Weight loss is a tricky endeavor. Everyone has a unique body and genetics, as well as conditioning as far as diet and exercise practices, and how their bodies respond. Age also plays a role as hormones, and metabolism change over time. So how can we better understand how weight loss is best managed?
“Diet and exercise” have been at the forefront of approaching weight loss for quite some time, with the details on how to effectively do each changing with the succession of each new trendy diet. If we had to choose, which should we pour more effort into for maximum results? Is it one more than the other? A combination? Science might have the answer.
The Science Concerning Exercise On Weight Loss
In the examination of the importance of exercise for weight loss, working out is essential for building muscle and losing fat. Though, differences between each person might require various approaches to this. A combination of strength training and aerobic exercise is usually recommended. They both assist with weight loss in different ways.
The key to remember with building muscle is that a loss in fat will not always equate to a loss in weight, as muscle weighs more than fat. So, in cases where a lot of strength training is implemented, weight gain or stagnancy may occur. This is why measuring the fat percentage is important.
Building muscle mass through strength training can aid with burning fat as more muscle tissue means more calories are burned at rest. What this means is that even when you’re inactive, your body will continue to burn calories. In addition, exercising aerobically through forms of cardio can help to speed metabolism. Your metabolism is the way that your body is essentially programmed to process food. This is critical to consider for weight loss. The operative word being food.

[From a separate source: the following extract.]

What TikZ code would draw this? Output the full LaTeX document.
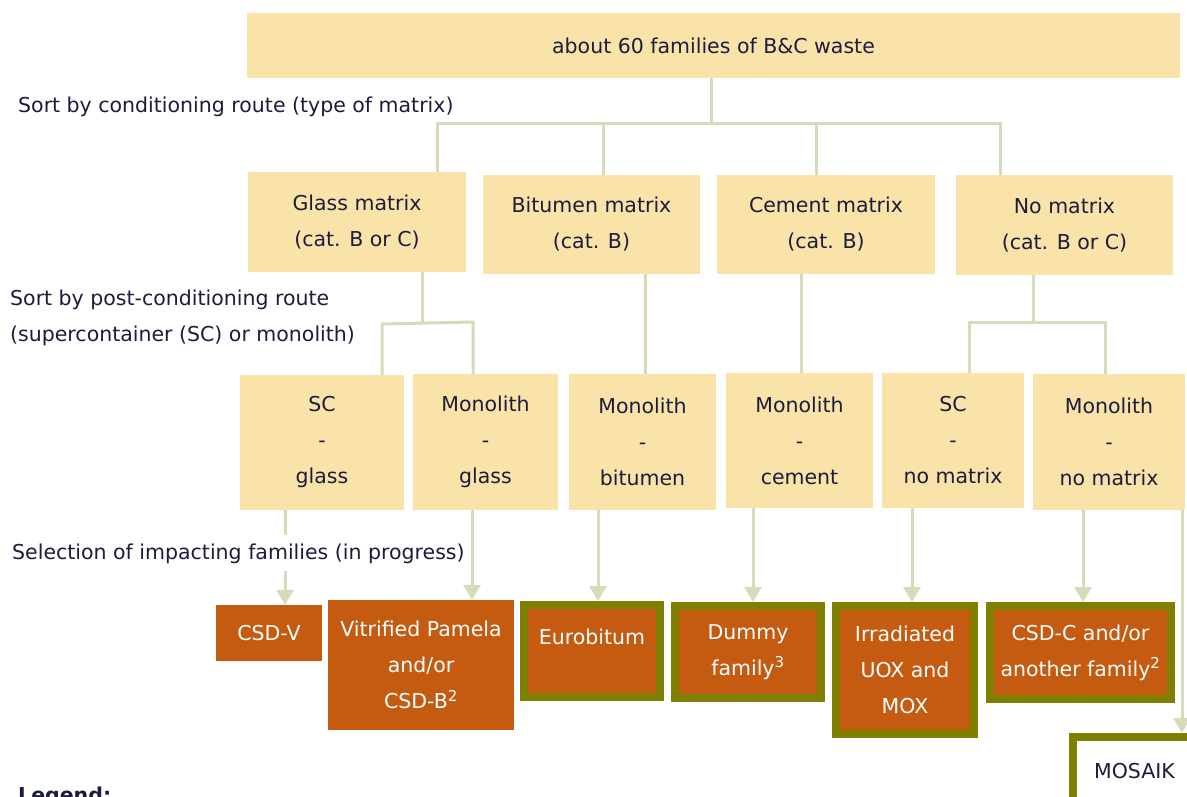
\documentclass[tikz,border=0pt]{standalone}
\usepackage{fontspec}
\setmainfont{DejaVu Sans}
\usetikzlibrary{arrows.meta}
\definecolor{boxyel}{RGB}{250,227,168}
\definecolor{orng}{RGB}{197,90,17}
\definecolor{oliv}{RGB}{128,128,0}
\definecolor{lin}{RGB}{212,220,186}
\definecolor{txt}{RGB}{28,28,60}
\tikzset{
  base/.style={inner sep=0pt, align=center, font=\fontsize{20.5}{36}\selectfont},
  ybox/.style={base, fill=boxyel, text=txt},
  obox/.style={base, fill=orng, text=white},
  fbox/.style={base, fill=orng, text=white, draw=oliv, line width=8pt},
  wbox/.style={base, fill=white, text=txt, draw=oliv, line width=8pt},
  conn/.style={draw=lin, line width=3pt},
  arr/.style={draw=lin, line width=3pt, -{Triangle[width=17pt,length=15pt]}, fill=lin},
  lab/.style={inner sep=0pt, text=txt, font=\fontsize{20.5}{36}\selectfont, anchor=base west},
}
\newcommand{\sups}[1]{\textsuperscript{\fontsize{15}{15}\selectfont #1}}
\begin{document}
\begin{tikzpicture}[x=1pt,y=-1pt]
\useasboundingbox (0,0) rectangle (1187,796);
\clip (0,0) rectangle (1187,796);
% level 1
\node[ybox, minimum width=933pt, minimum height=65pt] (top) at (713.5,45.5) {about 60 families of B\&C waste};
% level 2
\node[ybox, minimum width=218pt, minimum height=100pt] (glass) at (357,222) {Glass matrix\\(cat. B or C)};
\node[ybox, minimum width=217pt, minimum height=99pt] (bit) at (591.5,224.5) {Bitumen matrix\\(cat. B)};
\node[ybox, minimum width=218pt, minimum height=99pt] (cem) at (826,224.5) {Cement matrix\\(cat. B)};
\node[ybox, minimum width=217pt, minimum height=100pt] (nom) at (1064.5,225) {No matrix\\(cat. B or C)};
% level 3
\node[ybox, minimum width=164pt, minimum height=135pt] (scg) at (322,442.5) {SC\\-\\glass};
\node[ybox, minimum width=145pt, minimum height=136pt] (mg) at (485.5,442) {Monolith\\-\\glass};
\node[ybox, minimum width=147pt, minimum height=136pt] (mb) at (642.5,442) {Monolith\\-\\bitumen};
\node[ybox, minimum width=147pt, minimum height=135pt] (mc) at (799.5,440.5) {Monolith\\-\\cement};
\node[ybox, minimum width=142pt, minimum height=135pt] (scn) at (953,440.5) {SC\\-\\no matrix};
\node[ybox, minimum width=152pt, minimum height=136pt] (mn) at (1109,442) {Monolith\\-\\no matrix};
% level 4
\node[obox, minimum width=106pt, minimum height=56pt] (csdv) at (269,633) {CSD-V};
\node[obox, minimum width=186pt, minimum height=130pt] (vp) at (421,665) {Vitrified Pamela\\and/or\\CSD-B\sups{2}};
\node[fbox, minimum width=136pt, minimum height=92pt] (eu) at (592,651) {Eurobitum\\[-8pt]\mbox{}};
\node[fbox, minimum width=146pt, minimum height=92pt] (dum) at (748,652) {Dummy\\family\sups{3}};
\node[fbox, minimum width=138pt, minimum height=128pt] (irr) at (905,670) {Irradiated\\UOX and\\MOX};
\node[fbox, minimum width=181pt, minimum height=93pt] (csdc) at (1080.5,652.5) {CSD-C and/or\\another family\sups{2}};
\node[wbox, minimum width=123pt, minimum height=69pt] (mos) at (1134.5,771.5) {MOSAIK};
% level 1 -> 2
\coordinate (j0) at (711,123);
\coordinate (jg) at (437,123);
\coordinate (jb) at (603,123);
\coordinate (jc) at (816,123);
\coordinate (jn) at (1000,123);
\draw[conn] (j0 |- top.south) -- (j0);
\draw[conn, line cap=rect] (jg) -- (jn);
\draw[conn] (jg) -- (jg |- glass.north);
\draw[conn] (jb) -- (jb |- bit.north);
\draw[conn] (jc) -- (jc |- cem.north);
\draw[conn] (jn) -- (jn |- nom.north);
% level 2 -> 3
\coordinate (g0) at (422,323);
\coordinate (gl) at (382,324);
\coordinate (gr) at (473,322);
\draw[conn] (g0 |- glass.south) -- (g0);
\draw[conn, line join=miter] (gl |- scg.north) -- (gl) -- (gr) -- (gr |- mg.north);
\coordinate (bx) at (645,0);
\draw[conn] (bx |- bit.south) -- (bx |- mb.north);
\coordinate (cx) at (801,0);
\draw[conn] (cx |- cem.south) -- (cx |- mc.north);
\coordinate (n0) at (1033,322);
\coordinate (nl) at (969,322);
\coordinate (nr) at (1105,322);
\draw[conn] (n0 |- nom.south) -- (n0);
\draw[conn, line join=miter] (nl |- scn.north) -- (nl) -- (nr) -- (nr |- mn.north);
% level 3 -> 4
\coordinate (a1) at (285,0);
\coordinate (a2) at (472,0);
\coordinate (a3) at (598,0);
\coordinate (a4) at (753,0);
\coordinate (a5) at (912,0);
\coordinate (a6) at (1083,0);
\coordinate (a7) at (1182,0);
\draw[arr] (a1 |- scg.south) -- (a1 |- csdv.north);
\draw[arr] (a2 |- mg.south) -- (a2 |- vp.north);
\draw[arr] (a3 |- mb.south) -- (a3 |- eu.north);
\draw[arr] (a4 |- mc.south) -- (a4 |- dum.north);
\draw[arr] (a5 |- scn.south) -- (a5 |- irr.north);
\draw[arr] (a6 |- mn.south) -- (a6 |- csdc.north);
\draw[arr] (a7 |- mn.south) -- (a7 |- mos.north);
% labels
\node[lab] (l1) at (18,112) {Sort by conditioning route (type of matrix)};
\node[lab] (l2) at (10,305) {Sort by post-conditioning route};
\node[lab] (l3) at (10,341) {(supercontainer (SC) or monolith)};
\node[lab, fill=white, inner ysep=8pt, inner xsep=2pt] (l4) at (10,559) {Selection of impacting families (in progress)};
\node[lab, font=\fontsize{20.5}{36}\selectfont\bfseries] (leg) at (18,802) {Legend:};
\end{tikzpicture}
\end{document}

Why an Optimal Diet is Imperative to Weight Loss
While training your body to burn calories with exercise is indeed a significant component of losing weight, part of the training must be done on the inside. Despite efforts to exercise, the way you are fueling your body to do so, matters.
For example, how you choose to fuel your body the day of a workout, your body may be working to burn excess caloric intake on the day as opposed to fat. Diet also relates to building muscles, as muscles must be fueled properly to grow and strengthen. The effectiveness of working out is affected by what is being put into the body.
Diet vs. Exercise According to Science
One study demonstrated the importance of combining both diet and exercise. It noted that exercise alone can help to improve aspects of health like decreasing risk for cardiovascular disease, lowering insulin resistance, and loss of visceral fat. Visceral fat is stored in the abdominal cavity and can affect major organs such as the liver, pancreas, and intestines.
When comparing the effects from exercise to that of participants that underwent dietary restriction varied, those who participated in dietary restriction lost a higher percentage of body fat than those who exercised. Another study that investigates the comparison between the two suggests similarly—that although one may benefit from exercise, dietary practices might have a moderate superiority.
However, it’s necessary to consider how diet and exercise affect one another and may optimize results when combined.
Nutritional biochemist Shawn M. Talbott put the concept quite simply. He explained to the Huffington Post that “It is much easier to cut calories than to burn them off.” He recommends that weight loss is 75 percent diet and 25 percent exercise.
This comes back to the connection between the two. To effectively lose fat, one must be in a caloric deficit. Meaning, we buen more calories than we use. How twe do this varies, which is what causes the confusion about the effectiveness of methods.
A Note from GR8NESS
If your goal is to lose weight, it might be best to consider that between diet and exercise, a diet might be more of a substantial determinant. However, the two in combination work together to help your body to speed metabolism and lose fat. Consult with a physician or dietitian to learn about best practices for your diet.
Keep in mind that science suggests that there is no one diet strategy individuals should refer to. Rather, that our digestive tracts tend to be different from one another, and therefore we may benefit from keeping our food diverse.